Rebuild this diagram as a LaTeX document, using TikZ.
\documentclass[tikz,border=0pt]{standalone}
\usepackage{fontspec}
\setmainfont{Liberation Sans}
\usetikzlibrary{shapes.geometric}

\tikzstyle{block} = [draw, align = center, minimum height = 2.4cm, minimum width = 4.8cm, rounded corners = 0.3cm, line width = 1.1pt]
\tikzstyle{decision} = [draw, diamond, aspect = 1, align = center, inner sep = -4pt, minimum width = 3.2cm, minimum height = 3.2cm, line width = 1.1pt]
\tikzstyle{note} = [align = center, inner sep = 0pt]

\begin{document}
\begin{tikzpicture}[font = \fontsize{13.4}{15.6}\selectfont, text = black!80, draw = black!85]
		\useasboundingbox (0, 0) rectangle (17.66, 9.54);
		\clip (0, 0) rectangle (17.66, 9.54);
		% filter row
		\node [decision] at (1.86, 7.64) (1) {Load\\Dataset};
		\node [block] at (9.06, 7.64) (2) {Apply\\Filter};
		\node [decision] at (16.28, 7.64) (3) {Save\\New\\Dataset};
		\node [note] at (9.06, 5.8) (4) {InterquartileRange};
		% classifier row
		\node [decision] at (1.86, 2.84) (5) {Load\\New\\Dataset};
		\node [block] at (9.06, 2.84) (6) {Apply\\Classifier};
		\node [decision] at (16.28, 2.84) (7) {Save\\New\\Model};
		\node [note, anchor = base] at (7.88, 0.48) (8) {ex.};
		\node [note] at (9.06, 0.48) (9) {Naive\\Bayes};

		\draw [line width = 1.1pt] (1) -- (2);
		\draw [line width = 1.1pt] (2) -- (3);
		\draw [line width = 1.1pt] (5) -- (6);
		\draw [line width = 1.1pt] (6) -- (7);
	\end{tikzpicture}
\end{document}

§ §

== Description of the task ==
What are the exact lines from the beginning of the material through the line containing "inner sep = 0pt]"? Write out those lines alone.

== The response ==
Rebuild this diagram as a LaTeX document, using TikZ.
\documentclass[tikz,border=0pt]{standalone}
\usepackage{fontspec}
\setmainfont{Liberation Sans}
\usetikzlibrary{shapes.geometric}

\tikzstyle{block} = [draw, align = center, minimum height = 2.4cm, minimum width = 4.8cm, rounded corners = 0.3cm, line width = 1.1pt]
\tikzstyle{decision} = [draw, diamond, aspect = 1, align = center, inner sep = -4pt, minimum width = 3.2cm, minimum height = 3.2cm, line width = 1.1pt]
\tikzstyle{note} = [align = center, inner sep = 0pt]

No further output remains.